— AIM OF THE TASK —
Retype nothing but the lines from the start of the material up to and including the line with "const xLabelMonths = months.filter((d,i)=>i%2===0);". Pictures don't belong in the copy.
○ ○ ○ ○ ○ ○ ○
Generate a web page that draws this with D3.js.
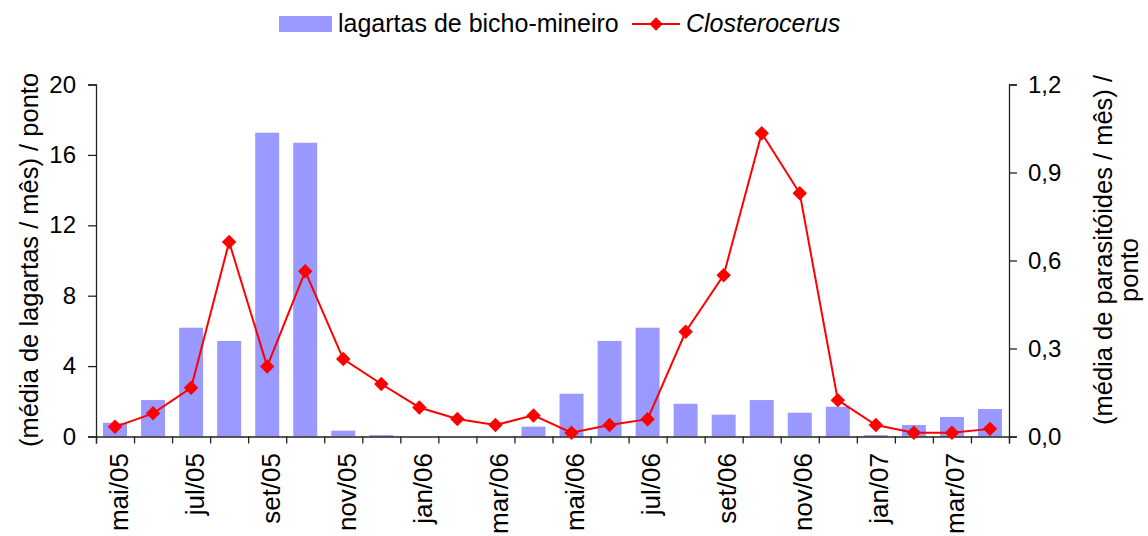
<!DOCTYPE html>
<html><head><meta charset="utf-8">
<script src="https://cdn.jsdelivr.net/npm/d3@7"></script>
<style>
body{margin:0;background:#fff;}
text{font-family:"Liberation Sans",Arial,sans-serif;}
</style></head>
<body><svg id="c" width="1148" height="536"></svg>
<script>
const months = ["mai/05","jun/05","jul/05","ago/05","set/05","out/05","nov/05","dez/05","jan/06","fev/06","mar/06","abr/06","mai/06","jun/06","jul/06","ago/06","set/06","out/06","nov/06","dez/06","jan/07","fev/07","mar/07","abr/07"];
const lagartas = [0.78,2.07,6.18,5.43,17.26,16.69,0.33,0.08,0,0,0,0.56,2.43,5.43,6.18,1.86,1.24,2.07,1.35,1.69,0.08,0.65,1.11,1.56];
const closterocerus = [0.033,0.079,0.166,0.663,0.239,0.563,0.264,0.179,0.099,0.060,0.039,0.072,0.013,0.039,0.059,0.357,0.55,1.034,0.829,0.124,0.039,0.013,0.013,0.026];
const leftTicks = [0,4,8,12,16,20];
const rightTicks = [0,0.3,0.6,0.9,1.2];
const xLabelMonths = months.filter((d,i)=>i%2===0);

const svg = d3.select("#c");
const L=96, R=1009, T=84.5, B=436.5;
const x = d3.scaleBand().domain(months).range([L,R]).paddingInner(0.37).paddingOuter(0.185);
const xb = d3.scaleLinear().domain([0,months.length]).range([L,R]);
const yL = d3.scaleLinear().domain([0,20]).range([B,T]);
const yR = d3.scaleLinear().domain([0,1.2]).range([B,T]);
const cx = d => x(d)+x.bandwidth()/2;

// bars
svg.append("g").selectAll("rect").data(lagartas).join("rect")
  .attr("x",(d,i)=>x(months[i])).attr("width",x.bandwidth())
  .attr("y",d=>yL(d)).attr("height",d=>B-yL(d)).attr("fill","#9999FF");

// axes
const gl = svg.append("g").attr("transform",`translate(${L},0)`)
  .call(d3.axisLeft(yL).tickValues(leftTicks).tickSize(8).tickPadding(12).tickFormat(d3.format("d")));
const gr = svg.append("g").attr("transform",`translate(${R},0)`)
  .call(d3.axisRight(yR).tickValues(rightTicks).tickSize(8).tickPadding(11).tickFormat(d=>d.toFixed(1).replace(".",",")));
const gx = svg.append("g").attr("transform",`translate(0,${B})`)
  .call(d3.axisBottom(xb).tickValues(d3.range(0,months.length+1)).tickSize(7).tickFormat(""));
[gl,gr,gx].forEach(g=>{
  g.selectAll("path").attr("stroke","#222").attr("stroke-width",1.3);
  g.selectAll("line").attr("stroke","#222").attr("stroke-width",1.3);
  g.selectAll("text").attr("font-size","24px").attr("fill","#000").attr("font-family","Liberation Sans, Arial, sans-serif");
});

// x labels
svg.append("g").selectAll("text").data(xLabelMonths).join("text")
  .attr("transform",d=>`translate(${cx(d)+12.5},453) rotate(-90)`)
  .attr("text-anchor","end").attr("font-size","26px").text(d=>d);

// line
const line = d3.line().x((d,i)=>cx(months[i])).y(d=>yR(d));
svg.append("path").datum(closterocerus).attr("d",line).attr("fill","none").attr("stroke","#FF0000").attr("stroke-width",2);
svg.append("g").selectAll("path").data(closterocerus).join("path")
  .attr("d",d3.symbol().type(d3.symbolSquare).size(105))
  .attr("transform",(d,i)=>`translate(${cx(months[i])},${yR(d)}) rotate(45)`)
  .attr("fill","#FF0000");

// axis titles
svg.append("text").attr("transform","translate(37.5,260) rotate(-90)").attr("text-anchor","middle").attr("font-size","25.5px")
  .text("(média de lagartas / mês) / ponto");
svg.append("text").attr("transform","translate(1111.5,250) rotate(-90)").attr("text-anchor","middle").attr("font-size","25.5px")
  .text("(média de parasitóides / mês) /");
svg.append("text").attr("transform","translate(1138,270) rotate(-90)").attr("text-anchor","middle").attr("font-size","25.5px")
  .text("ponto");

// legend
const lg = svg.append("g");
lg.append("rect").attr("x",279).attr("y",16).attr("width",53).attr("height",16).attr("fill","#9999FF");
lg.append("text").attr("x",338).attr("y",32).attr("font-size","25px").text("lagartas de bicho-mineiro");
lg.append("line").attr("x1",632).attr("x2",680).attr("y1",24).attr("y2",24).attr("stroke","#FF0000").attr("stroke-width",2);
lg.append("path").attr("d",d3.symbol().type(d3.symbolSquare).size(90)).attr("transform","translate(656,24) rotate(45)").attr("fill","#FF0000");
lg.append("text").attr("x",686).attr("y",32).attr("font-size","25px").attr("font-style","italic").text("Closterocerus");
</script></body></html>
○ ○ ○ ○ ○ ○ ○
— RESPONSE —
Generate a web page that draws this with D3.js.
<!DOCTYPE html>
<html><head><meta charset="utf-8">
<script src="https://cdn.jsdelivr.net/npm/d3@7"></script>
<style>
body{margin:0;background:#fff;}
text{font-family:"Liberation Sans",Arial,sans-serif;}
</style></head>
<body><svg id="c" width="1148" height="536"></svg>
<script>
const months = ["mai/05","jun/05","jul/05","ago/05","set/05","out/05","nov/05","dez/05","jan/06","fev/06","mar/06","abr/06","mai/06","jun/06","jul/06","ago/06","set/06","out/06","nov/06","dez/06","jan/07","fev/07","mar/07","abr/07"];
const lagartas = [0.78,2.07,6.18,5.43,17.26,16.69,0.33,0.08,0,0,0,0.56,2.43,5.43,6.18,1.86,1.24,2.07,1.35,1.69,0.08,0.65,1.11,1.56];
const closterocerus = [0.033,0.079,0.166,0.663,0.239,0.563,0.264,0.179,0.099,0.060,0.039,0.072,0.013,0.039,0.059,0.357,0.55,1.034,0.829,0.124,0.039,0.013,0.013,0.026];
const leftTicks = [0,4,8,12,16,20];
const rightTicks = [0,0.3,0.6,0.9,1.2];
const xLabelMonths = months.filter((d,i)=>i%2===0);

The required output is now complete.